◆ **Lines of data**
--*--

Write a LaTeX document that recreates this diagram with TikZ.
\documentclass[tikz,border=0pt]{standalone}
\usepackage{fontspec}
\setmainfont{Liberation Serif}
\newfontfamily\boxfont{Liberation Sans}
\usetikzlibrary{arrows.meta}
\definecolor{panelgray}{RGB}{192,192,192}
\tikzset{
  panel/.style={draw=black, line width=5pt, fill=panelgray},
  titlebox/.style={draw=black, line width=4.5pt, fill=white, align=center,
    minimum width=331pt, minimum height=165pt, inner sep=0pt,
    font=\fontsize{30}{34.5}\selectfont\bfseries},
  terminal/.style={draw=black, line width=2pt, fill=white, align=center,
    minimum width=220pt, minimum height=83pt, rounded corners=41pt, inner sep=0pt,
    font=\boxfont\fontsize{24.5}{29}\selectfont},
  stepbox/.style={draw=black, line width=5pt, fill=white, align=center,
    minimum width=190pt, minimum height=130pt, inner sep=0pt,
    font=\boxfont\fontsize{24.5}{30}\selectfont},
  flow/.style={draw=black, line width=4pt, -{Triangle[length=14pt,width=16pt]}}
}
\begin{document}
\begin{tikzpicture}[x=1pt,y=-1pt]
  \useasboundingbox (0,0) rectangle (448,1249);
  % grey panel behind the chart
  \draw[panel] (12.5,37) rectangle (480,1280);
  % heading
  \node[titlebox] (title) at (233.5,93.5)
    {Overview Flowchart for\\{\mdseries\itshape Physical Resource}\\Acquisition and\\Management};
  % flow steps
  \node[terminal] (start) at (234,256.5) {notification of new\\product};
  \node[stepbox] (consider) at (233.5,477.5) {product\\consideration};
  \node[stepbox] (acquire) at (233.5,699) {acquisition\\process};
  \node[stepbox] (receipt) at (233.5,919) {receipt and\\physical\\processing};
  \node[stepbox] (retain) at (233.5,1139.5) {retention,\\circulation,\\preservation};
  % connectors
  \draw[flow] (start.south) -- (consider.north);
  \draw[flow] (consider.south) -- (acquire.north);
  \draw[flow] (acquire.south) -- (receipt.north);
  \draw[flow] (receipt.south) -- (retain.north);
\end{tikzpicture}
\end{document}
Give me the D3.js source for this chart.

--*--

◆ **What you are asked to do**
Without omitting anything, output the entries exactly.

◆ **Exercise output**
Write a LaTeX document that recreates this diagram with TikZ.
\documentclass[tikz,border=0pt]{standalone}
\usepackage{fontspec}
\setmainfont{Liberation Serif}
\newfontfamily\boxfont{Liberation Sans}
\usetikzlibrary{arrows.meta}
\definecolor{panelgray}{RGB}{192,192,192}
\tikzset{
  panel/.style={draw=black, line width=5pt, fill=panelgray},
  titlebox/.style={draw=black, line width=4.5pt, fill=white, align=center,
    minimum width=331pt, minimum height=165pt, inner sep=0pt,
    font=\fontsize{30}{34.5}\selectfont\bfseries},
  terminal/.style={draw=black, line width=2pt, fill=white, align=center,
    minimum width=220pt, minimum height=83pt, rounded corners=41pt, inner sep=0pt,
    font=\boxfont\fontsize{24.5}{29}\selectfont},
  stepbox/.style={draw=black, line width=5pt, fill=white, align=center,
    minimum width=190pt, minimum height=130pt, inner sep=0pt,
    font=\boxfont\fontsize{24.5}{30}\selectfont},
  flow/.style={draw=black, line width=4pt, -{Triangle[length=14pt,width=16pt]}}
}
\begin{document}
\begin{tikzpicture}[x=1pt,y=-1pt]
  \useasboundingbox (0,0) rectangle (448,1249);
  % grey panel behind the chart
  \draw[panel] (12.5,37) rectangle (480,1280);
  % heading
  \node[titlebox] (title) at (233.5,93.5)
    {Overview Flowchart for\\{\mdseries\itshape Physical Resource}\\Acquisition and\\Management};
  % flow steps
  \node[terminal] (start) at (234,256.5) {notification of new\\product};
  \node[stepbox] (consider) at (233.5,477.5) {product\\consideration};
  \node[stepbox] (acquire) at (233.5,699) {acquisition\\process};
  \node[stepbox] (receipt) at (233.5,919) {receipt and\\physical\\processing};
  \node[stepbox] (retain) at (233.5,1139.5) {retention,\\circulation,\\preservation};
  % connectors
  \draw[flow] (start.south) -- (consider.north);
  \draw[flow] (consider.south) -- (acquire.north);
  \draw[flow] (acquire.south) -- (receipt.north);
  \draw[flow] (receipt.south) -- (retain.north);
\end{tikzpicture}
\end{document}
Give me the D3.js source for this chart.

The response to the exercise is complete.